Quick Spoon Blanks
I thought I'd share how I make my spoon blanks. Normally I do my axe work everyday, all year round, the same as I've done since around 2009. The axe to me is the greatest extension of the human body, and the eldest tool we know of in existence.
When I'm axing, it takes me away to a far place. My escape vehicle, and I can chop, split, carve, and even shave with it just as fast as I can think. If you've seen my wandering story telling show where I axe out and carve my cups to completion in an hour, the axe is just another part of my body. I can have discussions while chopping, and there is music to the rhythm of the axe.

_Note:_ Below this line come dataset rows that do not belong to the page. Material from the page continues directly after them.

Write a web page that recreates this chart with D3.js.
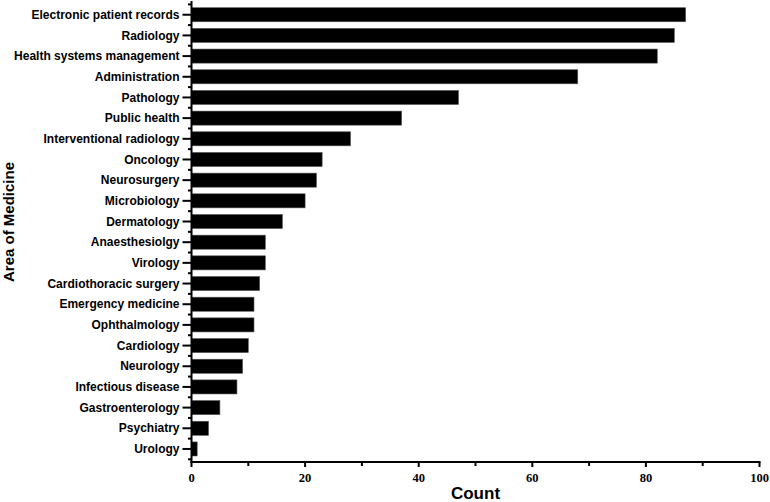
<!DOCTYPE html>
<html>
<head>
<meta charset="utf-8">
<script src="https://cdn.jsdelivr.net/npm/d3@7"></script>
<style>
  html, body { margin: 0; padding: 0; background: #fff; }
  svg { display: block; }
</style>
</head>
<body>
<svg id="chart" width="770" height="502"></svg>
<script>
const categories = [
  "Electronic patient records", "Radiology", "Health systems management", "Administration",
  "Pathology", "Public health", "Interventional radiology", "Oncology", "Neurosurgery",
  "Microbiology", "Dermatology", "Anaesthesiolgy", "Virology", "Cardiothoracic surgery",
  "Emergency medicine", "Ophthalmology", "Cardiology", "Neurology", "Infectious disease",
  "Gastroenterology", "Psychiatry", "Urology"
];
const counts = [87, 85, 82, 68, 47, 37, 28, 23, 22, 20, 16, 13, 13, 12, 11, 11, 10, 9, 8, 5, 3, 1];
const majorTicks = [0, 20, 40, 60, 80, 100];
const minorTicks = [10, 30, 50, 70, 90];
const xLabel = "Count";
const yLabel = "Area of Medicine";

const svg = d3.select("#chart");
const x0 = 191.5, x1 = 759.5, yTop = 4.4, yBot = 459.3, axisY = 462;

const x = d3.scaleLinear().domain([0, 100]).range([x0, x1]);
const y = d3.scaleBand().domain(categories).range([yTop, yBot]).paddingInner(0.32).paddingOuter(0.16);

// bars
svg.append("g").selectAll("rect")
  .data(categories.map((c, i) => ({ c, v: counts[i] })))
  .join("rect")
  .attr("x", x(0))
  .attr("y", d => y(d.c))
  .attr("width", d => x(d.v) - x(0))
  .attr("height", y.bandwidth())
  .attr("fill", "#000")
  .attr("stroke", "#555")
  .attr("stroke-width", 0.6);

// y axis line
svg.append("line").attr("x1", x0).attr("x2", x0).attr("y1", 1).attr("y2", axisY + 1)
  .attr("stroke", "#000").attr("stroke-width", 2);
// y major ticks at centers
svg.append("g").selectAll("line.ymaj").data(categories).join("line")
  .attr("x1", x0 - 9).attr("x2", x0)
  .attr("y1", d => y(d) + y.bandwidth() / 2).attr("y2", d => y(d) + y.bandwidth() / 2)
  .attr("stroke", "#000").attr("stroke-width", 2);
// y minor ticks at band boundaries
const step = y.step();
svg.append("g").selectAll("line.ymin").data(d3.range(categories.length + 1)).join("line")
  .attr("x1", x0 - 3.5).attr("x2", x0)
  .attr("y1", i => yTop + i * step).attr("y2", i => yTop + i * step)
  .attr("stroke", "#000").attr("stroke-width", 2);
// y labels
svg.append("g").selectAll("text").data(categories).join("text")
  .attr("x", x0 - 12)
  .attr("y", d => y(d) + y.bandwidth() / 2)
  .attr("dy", "0.35em")
  .attr("text-anchor", "end")
  .attr("font-family", "'Liberation Sans', Arial, sans-serif")
  .attr("font-weight", "bold")
  .attr("font-size", 12)
  .attr("fill", "#000")
  .text(d => d);

// x axis
svg.append("line").attr("x1", x0 - 1).attr("x2", x(100) + 1).attr("y1", axisY).attr("y2", axisY)
  .attr("stroke", "#000").attr("stroke-width", 2);
svg.append("g").selectAll("line.xmaj").data(majorTicks).join("line")
  .attr("x1", d => x(d)).attr("x2", d => x(d))
  .attr("y1", axisY).attr("y2", axisY + 5)
  .attr("stroke", "#000").attr("stroke-width", 2);
svg.append("g").selectAll("line.xmin").data(minorTicks).join("line")
  .attr("x1", d => x(d)).attr("x2", d => x(d))
  .attr("y1", axisY).attr("y2", axisY + 4)
  .attr("stroke", "#000").attr("stroke-width", 2);
svg.append("g").selectAll("text").data(majorTicks).join("text")
  .attr("x", d => x(d)).attr("y", axisY + 20)
  .attr("text-anchor", "middle")
  .attr("font-family", "'Liberation Serif', 'Times New Roman', serif")
  .attr("font-weight", "bold")
  .attr("font-size", 12.5)
  .attr("fill", "#000")
  .text(d => d);

// axis titles
svg.append("text")
  .attr("x", (x0 + x1) / 2).attr("y", 499)
  .attr("text-anchor", "middle")
  .attr("font-family", "'Liberation Sans', Arial, sans-serif")
  .attr("font-weight", "bold").attr("font-size", 17)
  .text(xLabel);
svg.append("text")
  .attr("transform", "translate(14," + 222 + ") rotate(-90)")
  .attr("text-anchor", "middle")
  .attr("font-family", "'Liberation Sans', Arial, sans-serif")
  .attr("font-weight", "bold").attr("font-size", 15)
  .text(yLabel);
</script>
</body>
</html>
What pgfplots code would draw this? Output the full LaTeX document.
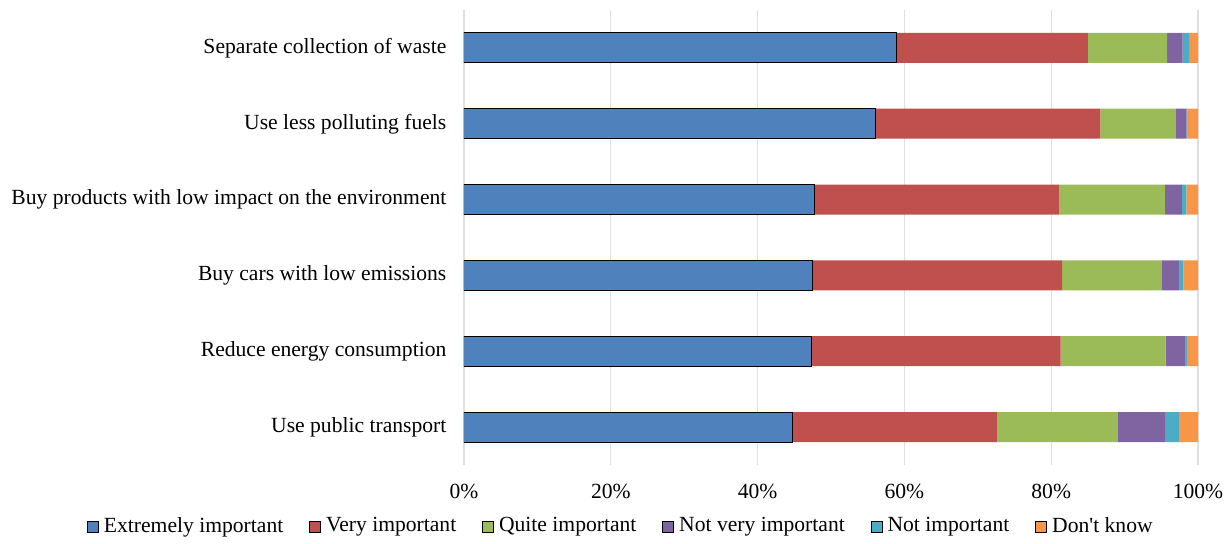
\documentclass[border=0pt]{standalone}
\usepackage{pgfplots}
\pgfplotsset{compat=1.18}
\usepackage{fontspec}
\setmainfont{Liberation Serif}
\definecolor{cblue}{HTML}{4F81BD}
\definecolor{cred}{HTML}{C0504D}
\definecolor{cgreen}{HTML}{9BBB59}
\definecolor{cpurple}{HTML}{8064A2}
\definecolor{cteal}{HTML}{4BACC6}
\definecolor{corange}{HTML}{F79646}
\begin{document}
\fontsize{10.8}{13}\selectfont
\begin{tikzpicture}
\begin{axis}[
    xbar stacked,
    scale only axis,
    width=367pt, height=227.5pt,
    bar width=15pt,
    xmin=0, xmax=100,
    ymin=-0.5, ymax=5.5,
    axis line style={draw=none},
    xmajorgrids,
    grid style={draw=gray!25, line width=0.6pt},
    xtick={0,20,40,60,80,100},
    xticklabel={\pgfmathprintnumber{\tick}\%},
    ytick={0,1,2,3,4,5},
    yticklabels={Use public transport, Reduce energy consumption, Buy cars with low emissions, Buy products with low impact on the environment, Use less polluting fuels, Separate collection of waste},
    tick style={draw=none},
    /pgf/number format/assume math mode=true,
    ticklabel style={font=\fontsize{10.8}{13}\selectfont},
    xticklabel style={yshift=-6pt},
    yticklabel style={xshift=-5pt},
    legend style={draw=none, legend columns=6, at={(0.215,-0.135)}, anchor=center,
        font=\fontsize{10.8}{13}\selectfont,
        /tikz/every odd column/.append style={column sep=0.5pt},
        /tikz/every even column/.append style={column sep=11pt}},
    legend image code/.code={\draw[#1] (0pt,-3.2pt) rectangle (5.5pt,2.3pt);},
]
\addplot[fill=cblue, draw=black, line width=0.5pt] coordinates {(44.7,0) (47.3,1) (47.5,2) (47.7,3) (56.0,4) (58.9,5)};
\addplot[fill=cred, draw=none] coordinates {(27.9,0) (34.0,1) (34.0,2) (33.4,3) (30.7,4) (26.1,5)};
\addplot[fill=cgreen, draw=none] coordinates {(16.5,0) (14.3,1) (13.5,2) (14.4,3) (10.3,4) (10.8,5)};
\addplot[fill=cpurple, draw=none] coordinates {(6.4,0) (2.7,1) (2.5,2) (2.3,3) (1.4,4) (2.1,5)};
\addplot[fill=cteal, draw=none] coordinates {(1.9,0) (0.2,1) (0.5,2) (0.6,3) (0.1,4) (0.9,5)};
\addplot[fill=corange, draw=none] coordinates {(2.6,0) (1.5,1) (2.0,2) (1.6,3) (1.5,4) (1.2,5)};
\legend{Extremely important, Very important, Quite important, Not very important, Not important, Don\textquotesingle t know}
\end{axis}
\path ([xshift=-232pt,yshift=-37pt]current axis.south west) rectangle ([xshift=16.5pt,yshift=5pt]current axis.north east);
\end{tikzpicture}
\end{document}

As you may have read I took the year off from carving which was a first for me. This was due to some pretty severe and painful chronic arthritis in my hands. So I'm very rusty, and this is the first blank I've made in weeks. With each chop I grit my teeth, but I'm slowly building back my strength and also my spirit.
Normally I'm standing while I carve so I can utilize my entire body mechanics from the feet up while chopping. But not too shabby, normally after this first blank I'll axe out another five or ten, and by the end I've gotten into a flow. The flow state is where speed and efficiency kick in, this is what my great friend Del Stubbs has taught me. He says one day I will be able to do this blindfolded, as he used to do while turning bowls on his lathe.
The poor attempt a a song is a cover of Delaney Davidson, a friend of a friend from New Zealand who writes some of my favorite music of all time. This is a cover of Delaney's cover from an old Abner Jay single called "I'm So Depressed" or "Depression". I recorded this almost exactly a year ago in March 2020 when my hands were so busted and swollen I could barely turn a door handle. It was quite fun for once to explore vocal ranges I didn't realize I had, as I could barely fret a guitar. I never finished it as I don't like to go back and alter a moment in time.
But I'm trying to break this habit of hiding and archiving my daily practices such as recording. There is a lot I think needs cleaning up, and re-sung! But for a recording made mainly on my cellphone and pieced together later, I had a lot of fun getting lost in Delaney's unique macabre and folkie sounds. But it's a snapshot of that time back then, bandaids - clunks and all. If you listen closely you can probably hear the ziplock bags of ice I had taped to my hands while I sang and drank tins of ale all night belting out some hobo minstrel music.
I plan to revisit this song this year, and record it from the ground up again, including drums, clinking bones I found in the woods, harley parts, axe chopping, and the other bells and whistles! Lo-Fi Spooky Tunes at it's finest! If you hear this Delaney, I didn't do ya justice!! Just a thank you for your music as it got me through some pretty funky and dark times!
-Alex
P.S. Does anyone else love chewing on black birch trees - betula lenta? It tastes like wintergreen as has medicinal properties. The people's of yesteryear used to brush their teeth with twigs from this tree as betulin and other properties are known to fight bacteria and other baddies! Who would've thunk it?